The Case for Multiple Agencies

Representing multiple companies gives you diversified income, a broader range of solutions for your clients, and protection against any single company changing their terms or going under. Most successful independent agents represent between three and eight companies across complementary product categories.

However, managing multiple relationships effectively requires systems, discipline, and clear boundaries.

Avoiding Conflicts of Interest

Before taking on a new agency, check for conflicts with your existing agreements. Can you represent competing products? Are there exclusivity clauses? Do any of your contracts restrict you from working with certain companies?

Be transparent with all the companies you represent. Most appreciate honesty about your other relationships and would rather know upfront than discover it later.

Organising Your Product Knowledge

Each company you represent has different products, pricing, commission structures, and sales processes. Create a reference guide for each agency that includes key product features, target market, pricing tiers, commission rates, and the contact details for your support team.

Keep this information updated and accessible so you can switch between conversations without stumbling.

Tracking Deals Across Agencies

This is where most agents struggle. When you have deals in progress across five different companies, keeping track of who said what, when, and what the next step is becomes overwhelming without the right tools.

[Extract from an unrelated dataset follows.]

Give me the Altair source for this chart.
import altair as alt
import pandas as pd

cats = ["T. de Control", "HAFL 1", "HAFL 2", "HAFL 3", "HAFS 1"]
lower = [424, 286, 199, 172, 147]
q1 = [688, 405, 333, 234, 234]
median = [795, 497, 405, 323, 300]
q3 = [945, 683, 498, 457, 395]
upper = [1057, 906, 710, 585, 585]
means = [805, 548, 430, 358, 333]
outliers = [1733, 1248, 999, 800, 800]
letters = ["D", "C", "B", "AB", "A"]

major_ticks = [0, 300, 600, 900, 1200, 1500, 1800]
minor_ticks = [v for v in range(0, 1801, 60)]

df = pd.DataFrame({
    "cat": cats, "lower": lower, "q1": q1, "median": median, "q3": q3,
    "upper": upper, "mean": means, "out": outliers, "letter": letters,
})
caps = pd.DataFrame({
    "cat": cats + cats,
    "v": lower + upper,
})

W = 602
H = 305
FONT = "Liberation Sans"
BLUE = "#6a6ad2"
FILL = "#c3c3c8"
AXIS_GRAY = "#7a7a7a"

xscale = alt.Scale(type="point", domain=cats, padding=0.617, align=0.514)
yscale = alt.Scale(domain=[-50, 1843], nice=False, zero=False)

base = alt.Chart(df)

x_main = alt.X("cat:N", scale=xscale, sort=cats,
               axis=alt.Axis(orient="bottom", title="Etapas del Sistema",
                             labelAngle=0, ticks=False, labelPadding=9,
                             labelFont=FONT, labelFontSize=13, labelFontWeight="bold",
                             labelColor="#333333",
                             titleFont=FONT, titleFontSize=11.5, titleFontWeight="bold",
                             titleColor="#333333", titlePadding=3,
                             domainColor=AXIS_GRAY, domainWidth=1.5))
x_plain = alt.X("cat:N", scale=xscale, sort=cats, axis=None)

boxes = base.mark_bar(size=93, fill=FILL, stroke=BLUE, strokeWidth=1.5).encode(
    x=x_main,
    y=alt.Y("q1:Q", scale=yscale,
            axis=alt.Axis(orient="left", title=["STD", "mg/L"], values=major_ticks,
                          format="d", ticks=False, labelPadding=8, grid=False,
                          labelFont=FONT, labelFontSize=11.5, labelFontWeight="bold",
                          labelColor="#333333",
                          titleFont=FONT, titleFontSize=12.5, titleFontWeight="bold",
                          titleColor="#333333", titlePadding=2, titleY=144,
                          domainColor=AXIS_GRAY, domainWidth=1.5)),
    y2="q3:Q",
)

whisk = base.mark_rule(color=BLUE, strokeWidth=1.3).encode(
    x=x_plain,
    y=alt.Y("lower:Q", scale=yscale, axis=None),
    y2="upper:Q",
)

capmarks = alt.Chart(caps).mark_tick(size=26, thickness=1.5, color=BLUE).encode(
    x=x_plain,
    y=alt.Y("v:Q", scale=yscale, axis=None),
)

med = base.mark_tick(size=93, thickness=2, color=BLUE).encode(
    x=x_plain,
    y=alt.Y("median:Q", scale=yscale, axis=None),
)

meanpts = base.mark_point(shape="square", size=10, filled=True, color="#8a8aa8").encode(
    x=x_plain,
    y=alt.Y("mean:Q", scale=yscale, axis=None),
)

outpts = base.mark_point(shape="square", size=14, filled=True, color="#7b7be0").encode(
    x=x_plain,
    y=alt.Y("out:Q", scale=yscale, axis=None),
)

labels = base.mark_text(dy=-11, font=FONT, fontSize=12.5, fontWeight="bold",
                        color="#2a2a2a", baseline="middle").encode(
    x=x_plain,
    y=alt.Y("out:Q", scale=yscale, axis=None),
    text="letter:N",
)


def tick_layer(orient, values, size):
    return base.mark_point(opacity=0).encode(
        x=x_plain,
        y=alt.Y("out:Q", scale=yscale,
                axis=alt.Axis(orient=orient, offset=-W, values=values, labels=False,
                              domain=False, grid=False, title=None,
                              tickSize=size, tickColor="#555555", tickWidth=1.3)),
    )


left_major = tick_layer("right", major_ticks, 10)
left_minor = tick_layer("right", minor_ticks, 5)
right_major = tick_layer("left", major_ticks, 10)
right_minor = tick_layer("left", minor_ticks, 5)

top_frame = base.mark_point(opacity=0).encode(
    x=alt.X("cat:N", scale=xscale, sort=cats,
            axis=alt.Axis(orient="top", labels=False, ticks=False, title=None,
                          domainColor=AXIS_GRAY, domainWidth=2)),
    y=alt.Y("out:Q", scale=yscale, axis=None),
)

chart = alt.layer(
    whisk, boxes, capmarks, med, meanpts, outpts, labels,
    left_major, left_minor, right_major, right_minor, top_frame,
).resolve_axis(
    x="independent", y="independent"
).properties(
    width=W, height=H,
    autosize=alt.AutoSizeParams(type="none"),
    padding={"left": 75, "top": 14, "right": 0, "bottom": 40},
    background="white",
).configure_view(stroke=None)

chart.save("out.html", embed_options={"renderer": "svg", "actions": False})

Zepys is built specifically for this challenge, giving agents a single platform to manage deals, commissions, and communications across all their agency relationships. Without a centralised system, important deals will fall through the cracks.

Time Allocation

Be strategic about how you divide your time. Focus on the products that generate the highest commissions per hour of effort, but maintain minimum activity levels across all your agencies to keep those relationships healthy.

Regular Reviews

Every quarter, review your performance across all agencies. Which are producing the best returns? Which are costing you time without paying off? Adjust your portfolio and time allocation accordingly. Treat your collection of agencies like an investment portfolio that needs periodic rebalancing.